Need to see the process visually? Check out this pruning guide video from eHow:
How to Deadhead Gardenia Flowers
Removing faded, wilting flowers during the blooming season is termed “deadheading.” It not only keeps the gardenia shrub looking its best but also redirects the plant’s energy toward creating more blooms. Inspect the gardenia bush regularly for wilted flowers. Use garden scissors or bypass hand pruners to snip off each faded blossom at the point where it joins the stem. Deadheading also helps create a thicker, fuller shrub since it promotes the stems to branch out.
Gardenias as Houseplants
Gardenias thrive on bright light, high humidity, and a balanced supply of moisture and nutrients.

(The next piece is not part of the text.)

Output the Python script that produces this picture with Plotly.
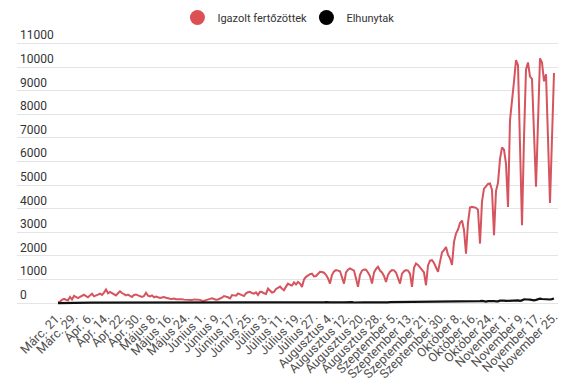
import plotly.graph_objects as go

# Daily confirmed cases (index 0 = Márc. 21, one day missing in late September)
confirmed = [
    40, 66, 143, 186, 144, 123, 263, 160, 308, 263, 217,
    264, 320, 356, 302, 250, 330, 400,
    290, 340, 360, 400, 350, 450, 580,
    420, 480, 430, 360, 330, 420, 500,
    430, 380, 330, 360, 310, 260, 350,
    370, 330, 300, 260, 300, 440, 320,
    290, 330, 250, 280, 240, 220, 240,
    260, 230, 200, 190, 180, 195, 170,
    180, 160, 170, 150, 140, 130, 150,
    130, 160, 150, 170, 140, 100, 95,
    130, 170, 180, 210, 180, 150, 155,
    190, 230, 300, 280, 250, 200, 340,
    330, 320, 410, 390, 340, 300, 420,
    460, 480, 430, 400, 460, 350, 480,
    470, 420, 390, 620, 550, 450, 480,
    600, 650, 700, 610, 550, 700, 830,
    780, 750, 880, 790, 900, 830, 690,
    1000, 1115, 1180, 1230, 1250, 1130, 1150,
    1250, 1330, 1320, 1290, 1200, 1050, 830,
    1200, 1340, 1400, 1380, 1350, 1100, 830,
    1300, 1420, 1470, 1430, 1380, 1050, 690,
    1200, 1380, 1430, 1420, 1300, 1150, 830,
    1300, 1450, 1540, 1380, 1300, 1150, 900,
    1200, 1330, 1400, 1390, 1300, 1100, 830,
    1250, 1350, 1400, 1380, 1250, 690,
    1500, 1680, 1620, 1500, 1400, 1300, 760,
    1600, 1800, 1820, 1700, 1500, 1330,
    1750, 2150, 2250, 2380, 2050, 1900, 1620,
    2600, 2950, 3120, 3400, 3500, 3100, 2100,
    3400, 4050, 4080, 4070, 4040, 3950, 2525,
    4300, 4850, 4950, 5050, 5070, 4800, 2880,
    4750, 5100, 6100, 6600, 6500, 5900, 4080,
    7750, 8500, 9400, 10300, 10080, 6700, 3300,
    7000, 9900, 10200, 9600, 9500, 7200, 4930,
    7650, 10370, 10200, 9400, 9700, 7000, 4250,
    7000, 9750,
]

deaths = [
    3, 6, 5, 5, 6, 5, 10, 7, 12, 16, 17,
    16, 10, 25, 14, 18, 24, 23, 20, 20, 25, 26, 20, 27, 30, 22, 23, 21, 15, 25,
    25, 20, 25, 30, 24, 18, 20, 23, 19, 16, 17,
    12, 19, 17, 16, 13, 14, 18, 10, 15, 11, 11, 7, 15, 16, 12, 13, 10, 13, 8, 9,
    7, 10, 12, 9, 6, 7, 9, 10, 8, 11, 5,
    8, 9, 7, 12, 10, 8, 7, 6, 7, 10, 9, 11, 8, 10, 11, 14, 9, 12, 10, 15,
    12, 14, 13, 11, 15, 17, 21, 14, 20, 22,
    17, 19, 15, 14, 22, 19, 21, 23, 20, 18, 21, 16, 23, 26, 22, 24, 21, 25, 27, 25,
    30, 32, 28, 30, 27, 22, 36, 30, 34, 33, 29,
    35, 40, 28, 32, 38, 43, 30, 26, 33, 35, 32, 42, 35, 37, 40, 28, 36, 40, 39, 41,
    38, 33, 30, 36, 35, 37, 46, 40, 34, 30, 38,
    35, 32, 41, 42, 38, 40, 39, 36, 40, 43, 45, 38, 37, 39, 45, 47, 41, 40, 48, 48,
    46, 50, 52, 44, 40, 49, 55, 60, 58,
    65, 70, 60, 50, 55, 72, 80, 70, 66, 60, 61, 64, 75, 85, 80, 72, 68, 74, 90, 100,
    72, 68, 85, 95, 105, 92, 80, 75, 105, 120, 110,
    95, 100, 125, 132, 140, 130, 120, 100, 115, 165, 148, 155, 150, 130, 120, 142,
    168, 190, 176, 165, 152, 140, 155, 170, 195,
]

tick_labels = [
    "Márc. 21.", "Márc. 29.", "Ápr. 6.", "Ápr. 14.", "Ápr. 22.", "Ápr. 30.",
    "Május 8.", "Május 16.", "Május 24.", "Június 1.", "Június 9.", "Június 17.",
    "Június 25.", "Július 3.", "Július 11.", "Július 19.", "Július 27.",
    "Augusztus 4.", "Augusztus 12.", "Augusztus 20.", "Augusztus 28.",
    "Szeptember 5.", "Szeptember 13.", "Szeptember 21.", "Szeptember 30.",
    "Október 8.", "Október 16.", "Október 24.", "November 1.", "November 9.",
    "November 17.", "November 25.",
]
tick_step = 8

series_names = ["Igazolt fertőzöttek", "Elhunytak"]
y_ticks = list(range(0, 11001, 1000))

n = min(len(confirmed), len(deaths))
x = list(range(n))
tickvals = [i * tick_step for i in range(len(tick_labels))]

RED = "#d6545e"
BLACK = "#111111"

fig = go.Figure()
fig.add_trace(go.Scatter(x=x, y=confirmed[:n], mode="lines",
                         line=dict(color=RED, width=2), showlegend=False,
                         name=series_names[0]))
fig.add_trace(go.Scatter(x=x, y=deaths[:n], mode="lines",
                         line=dict(color=BLACK, width=2.2), showlegend=False,
                         name=series_names[1]))
# legend entries as circles
fig.add_trace(go.Scatter(x=[None], y=[None], mode="markers", name=series_names[0],
                         marker=dict(color="#dc4f55", size=15, symbol="circle")))
fig.add_trace(go.Scatter(x=[None], y=[None], mode="markers", name=series_names[1],
                         marker=dict(color="#000000", size=15, symbol="circle")))

fig.update_layout(
    width=575, height=387,
    margin=dict(l=9, r=25, t=18.5, b=89.2, autoexpand=False),
    paper_bgcolor="white", plot_bgcolor="white",
    font=dict(family="Roboto, Arial, sans-serif", color="#333333", size=12),
    legend=dict(orientation="h", x=0.535, xanchor="center", y=1.034, yanchor="middle",
                font=dict(size=11, color="#333333"), itemsizing="trace",
                itemwidth=30, entrywidth=84, bgcolor="rgba(0,0,0,0)"),
    xaxis=dict(range=[-20.5, 250], tickmode="array", tickvals=tickvals,
               ticktext=tick_labels, tickangle=-45, showgrid=False,
               zeroline=False, showline=False, ticks="",
               tickfont=dict(size=12.5, color="#505050")),
    yaxis=dict(range=[-120, 11700], tickmode="array", tickvals=y_ticks,
               ticktext=[str(v) for v in y_ticks], showgrid=True,
               gridcolor="#e4e4e4", gridwidth=1, zeroline=False, showline=False,
               ticklabelposition="inside top", ticks="",
               tickfont=dict(size=12, color="#333333")),
    hovermode=False,
)

fig.write_html("out.html")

They can be difficult to grow as houseplants given the reduced light and hot, dry air they can face indoors. However, it is possible to overcome their indoor growing issues with careful attention.
Gardenias thrive in nature in bright light, mild temperatures, and moderately humid air. To successfully grow them as houseplants, you must match the plant’s native environment as closely as possible. Light is the biggest issue in winter, as they prefer plenty of bright light, including direct sunshine for at least half a day. Move the gardenia plants closer to southern-exposure windows or supplement with plant-grow lights. You may also need to run a humidifier.
Healthy houseplant gardenias can be pruned at the same time and in the same way as outdoor bushes. Prune lightly after blooming season ends to keep the plant looking shapely. While removing some older wood can encourage new, healthy growth, don’t go too far with indoor plants. Keep structural pruning to a minimum at least until the plant is well acclimated in your home.